I have a basic menu program that gives the user different programs to choose from and run, when I run the simpleCalculator option and iput values and the operation of arithmetic the output is always the wrong answer but when I first programmed the calculator program without the menu and it being in its own function it would run just fine and give the the right answers, what exactly is going wrong here? Ignore the third option in the menu since i haven't added code for the prime number checker program

double first_arg;
double second_arg;
string arithmeticOperation;
int numBottles = 99;

double simpleCalculator()
{

    cout << "Enter first value: ";
    cin >> first_arg;
    cout << "Enter choice of arithmetic operation:\n* = multiplication\n/ = division\n+ = addition\n- = subtraction\n\n";
    cin >> arithmeticOperation;
    cout << "\nEnter second value: ";
    cin >> second_arg;

    if(arithmeticOperation == "*")
    {
        cout << "\nYour answer is " << first_arg * second_arg;
    }
    else if(arithmeticOperation == "/")
    {
        cout << "\nYour answer is " << first_arg / second_arg;
    }
    else if(arithmeticOperation == "+")
    {
        cout << "\nYour answer is " << first_arg + second_arg;
    }
    else if(arithmeticOperation == "-")
    {
        cout << "\nYour answer is " << first_arg - second_arg;
    }
    else
    {
        cout << "\nPlease enter a valid choice of an arithmetic operation\n";
    }
}

string bottlesProgram()
{
    while(true)
    {

        if (numBottles > 2)
        {
            cout << numBottles << " bottles of beer on the wall\n" << numBottles << " bottles of beer!\n" << "Take one down\nPass it around\n" << numBottles - 1 << " bottles of beer on the wall.";
            cout << "\n\n";
        }

        else if(numBottles == 2)
        {
            cout << numBottles << " bottles of beer on the wall\n" << numBottles << " bottles of beer!\n" << "Take one down\nPass it around\n" << numBottles - 1 << " bottle of beer on the wall.";
            cout << "\n\n";
        }
        else if(numBottles == 1)
        {
            cout << numBottles << " bottle of beer on the wall\n" << numBottles << " bottle of beer!\n" << "Take one down\nPass it around\n" << numBottles - 1 << " bottles of beer on the wall.";
            cout << "\n\n";
        }
        else if(numBottles == 0)
        {
            cout << "No more bottles of beer on the wall,\nNo more bottles of beer.\nGo to the store and buy some more,\n" << "99 bottles of beer on the wall...";
            cout << "\n\n";
        }
        else
        {
            break;
        }
        numBottles--;
    }
}

int main()
{
    int menuInput;
    cout << "           ***Programs Menu***\n" << "------------------------------------------\n" << "1. Run a simple Calculator\n" << "2. Run 99 bottles of beer on the wall song\n" << "3. Run prime number checker program\n" << "------------------------------------------\n";
    cin >> menuInput;
    if(menuInput == 1)
    {
        cout << simpleCalculator();
    }
    else if (menuInput == 2)
    {
        cout << bottlesProgram();
    }

}

Answer 1

You seem to be confused about returning values from a function, and printing values in a function. These are not the same thing.

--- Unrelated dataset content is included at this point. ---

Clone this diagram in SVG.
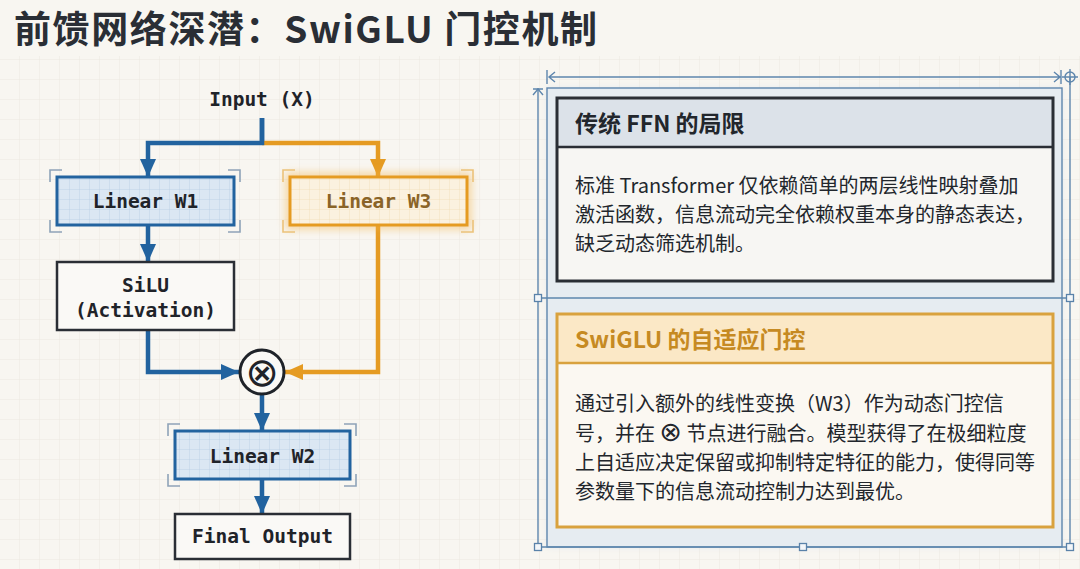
<svg xmlns="http://www.w3.org/2000/svg" width="1080" height="569" viewBox="0 0 1080 569">
<defs>
<style>
.mono{font-family:"DejaVu Sans Mono","Liberation Mono",monospace;font-weight:bold;font-size:19.5px;fill:#1f2329;text-anchor:middle}
.cjk{font-family:"Noto Sans CJK SC","Noto Sans",sans-serif}
.body{font-size:20px;fill:#22262c}
.hdr{font-size:23px;font-weight:bold}
.blue{stroke:#22639f;stroke-width:4.5;fill:none}
.orange{stroke:#e59b22;stroke-width:4.5;fill:none}
.brk{fill:none;stroke:#8ea3b8;stroke-width:1.6}
.brko{fill:none;stroke:#ecc27a;stroke-width:1.6}
.dim{fill:none;stroke:#5e86ad;stroke-width:1.4}
.handle{fill:#f3f6f9;stroke:#5a82a9;stroke-width:1.3}
</style>
<pattern id="bg" width="20" height="20" patternUnits="userSpaceOnUse" x="0" y="0">
<path d="M20,0 V20 M0,20 H20" fill="none" stroke="#ede9e1" stroke-width="1"/>
</pattern>
<pattern id="gb" width="10" height="10" patternUnits="userSpaceOnUse">
<path d="M10,0 V10 M0,10 H10" fill="none" stroke="#b9cde2" stroke-width="0.8"/>
</pattern>
<pattern id="go" width="10" height="10" patternUnits="userSpaceOnUse">
<path d="M10,0 V10 M0,10 H10" fill="none" stroke="#f0dcb6" stroke-width="0.8"/>
</pattern>
<filter id="glow" x="-20%" y="-40%" width="140%" height="180%">
<feGaussianBlur stdDeviation="4"/>
</filter>
<filter id="soft" x="-10%" y="-10%" width="120%" height="120%">
<feGaussianBlur stdDeviation="3"/>
</filter>
<marker id="ab" viewBox="0 0 18 16" refX="18" refY="8" markerWidth="18" markerHeight="16" markerUnits="userSpaceOnUse" orient="auto">
<path d="M0,0 L18,8 L0,16 z" fill="#22639f"/>
</marker>
<marker id="ao" viewBox="0 0 18 16" refX="18" refY="8" markerWidth="18" markerHeight="16" markerUnits="userSpaceOnUse" orient="auto">
<path d="M0,0 L18,8 L0,16 z" fill="#e59b22"/>
</marker>
</defs>

<rect width="1080" height="569" fill="#f8f6f1"/>
<rect y="56" width="1080" height="513" fill="url(#bg)"/>

<text class="cjk" x="14" y="43" font-size="37" font-weight="bold" fill="#2a2e35" letter-spacing="1.6">前馈网络深潜：SwiGLU 门控机制</text>

<g id="connectors">
<path class="blue" d="M262,118 V143 H148 V177" marker-end="url(#ab)"/>
<path class="orange" d="M262,143 H378 V177" marker-end="url(#ao)"/>
<path class="blue" d="M262,118 V145"/>
<path class="blue" d="M148,225 V262" marker-end="url(#ab)"/>
<path class="blue" d="M148,330 V372 H239" marker-end="url(#ab)"/>
<path class="orange" d="M378,225 V372 H285" marker-end="url(#ao)"/>
<path class="blue" d="M262,394 V431" marker-end="url(#ab)"/>
<path class="blue" d="M262,479 V514" marker-end="url(#ab)"/>
</g>

<g id="input">
<text class="mono" x="262" y="106">Input (X)</text>
</g>

<g id="linear-w1">
<path class="brk" d="M50,182 V170 H62 M228,170 H240 V182 M240,220 V232 H228 M62,232 H50 V220"/>
<rect x="57" y="177" width="177" height="48" fill="#dbe7f3"/>
<rect x="57" y="177" width="177" height="48" fill="url(#gb)"/>
<rect x="57" y="177" width="177" height="48" fill="none" stroke="#22639f" stroke-width="3"/>
<text class="mono" x="145.5" y="208">Linear W1</text>
</g>

<g id="linear-w3">
<rect x="290" y="177" width="177" height="48" fill="none" stroke="#f2b14a" stroke-width="8" opacity="0.55" filter="url(#glow)"/>
<path class="brko" d="M283,182 V170 H295 M461,170 H473 V182 M473,220 V232 H461 M295,232 H283 V220"/>
<rect x="290" y="177" width="177" height="48" fill="#fbf1df"/>
<rect x="290" y="177" width="177" height="48" fill="url(#go)"/>
<rect x="290" y="177" width="177" height="48" fill="none" stroke="#e59b22" stroke-width="3"/>
<text class="mono" x="378.5" y="208" style="fill:#8a6428">Linear W3</text>
</g>

<g id="silu">
<rect x="57" y="262" width="177" height="68" fill="#faf9f6" stroke="#2a2e35" stroke-width="2.5"/>
<text class="mono" x="145.5" y="292">SiLU</text>
<text class="mono" x="145.5" y="317">(Activation)</text>
</g>

<g id="multiply">
<circle cx="262" cy="372" r="22" fill="#faf9f6" stroke="#1f2329" stroke-width="3"/>
<text x="262" y="385.5" text-anchor="middle" font-family="DejaVu Sans,sans-serif" font-size="40" fill="#1f2329">⊗</text>
</g>

<g id="linear-w2">
<path class="brk" d="M168,436 V424 H180 M344,424 H356 V436 M356,474 V486 H344 M180,486 H168 V474"/>
<rect x="175" y="431" width="175" height="48" fill="#dbe7f3"/>
<rect x="175" y="431" width="175" height="48" fill="url(#gb)"/>
<rect x="175" y="431" width="175" height="48" fill="none" stroke="#22639f" stroke-width="3"/>
<text class="mono" x="262.5" y="463">Linear W2</text>
</g>

<g id="final-output">
<rect x="175" y="514" width="175" height="45" fill="#faf9f6" stroke="#2a2e35" stroke-width="2.5"/>
<text class="mono" x="262.5" y="543">Final Output</text>
</g>

<g id="panel">
<rect x="547" y="88" width="515" height="459" fill="#c9d8e6" opacity="0.5" filter="url(#soft)"/>
<rect x="547" y="88" width="515" height="459" fill="#e6ecf1"/>
<rect x="547" y="88" width="515" height="459" class="dim"/>
<path class="dim" d="M538,88 V547 H1070 V77 M538,298 H1070"/>
<path class="dim" d="M549,77 H1060 M547,70 V84 M1061,70 V84 M555,72 L549,77 L555,82 M1054,72 L1060,77 L1054,82"/>
<path class="dim" d="M533,89 H543 M533,95 L538,89 L543,95"/>
<circle cx="1070" cy="77" r="5" class="dim"/>
<path class="dim" d="M1062,77 H1078 M1070,69 V85"/>
<rect class="handle" x="534.5" y="294.5" width="7" height="7"/>
<rect class="handle" x="1066.5" y="294.5" width="7" height="7"/>
<rect class="handle" x="534.5" y="543.5" width="7" height="7"/>
<rect class="handle" x="799.5" y="543.5" width="7" height="7"/>
<rect class="handle" x="1066.5" y="543.5" width="7" height="7"/>
</g>

<g id="card-ffn">
<rect x="557" y="98" width="496" height="183" fill="#f7f6f3"/>
<rect x="557" y="98" width="496" height="49" fill="#dce2e9"/>
<line x1="557" y1="147" x2="1053" y2="147" stroke="#2a2e35" stroke-width="2.5"/>
<rect x="557" y="98" width="496" height="183" fill="none" stroke="#2a2e35" stroke-width="3"/>
<text class="cjk hdr" x="575" y="132" fill="#22262c">传统 FFN 的局限</text>
<text class="cjk body" x="575" y="193">标准 Transformer 仅依赖简单的两层线性映射叠加</text>
<text class="cjk body" x="575" y="222">激活函数，信息流动完全依赖权重本身的静态表达，</text>
<text class="cjk body" x="575" y="251">缺乏动态筛选机制。</text>
</g>

<g id="card-swiglu">
<rect x="557" y="314" width="496" height="213" fill="#fbf8f2"/>
<rect x="557" y="314" width="496" height="49" fill="#fbe8c6"/>
<line x1="557" y1="363" x2="1053" y2="363" stroke="#d9a23e" stroke-width="2.5"/>
<rect x="557" y="314" width="496" height="213" fill="none" stroke="#d9a23e" stroke-width="3"/>
<text class="cjk hdr" x="575" y="348" fill="#c68a22">SwiGLU 的自适应门控</text>
<text class="cjk body" x="575" y="411">通过引入额外的线性变换（W3）作为动态门控信</text>
<text class="cjk body" x="575" y="441">号，并在 <tspan font-family="DejaVu Sans,sans-serif" font-size="27">⊗</tspan> 节点进行融合。模型获得了在极细粒度</text>
<text class="cjk body" x="575" y="470">上自适应决定保留或抑制特定特征的能力，使得同等</text>
<text class="cjk body" x="575" y="499">参数量下的信息流动控制力达到最优。</text>
</g>
</svg>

If you print the values in the function then the function should be void (ie nothing is returned) and the printing happens inside the function (obviously)

void simpleCalculator()
{
    ...
    cout << "\nYour answer is " << first_arg * second_arg;
    ...
}

simpleCalculator(); // no cout

On the other hand if you return a value from the function then the function is not void and the printing happens outside the function

double simpleCalculator()
{
    ...
    return first_arg * second_arg; // return not cout
    ...
}

cout << "\nYour answer is " << simpleCalculator();

Your code is doing half one version and half the other.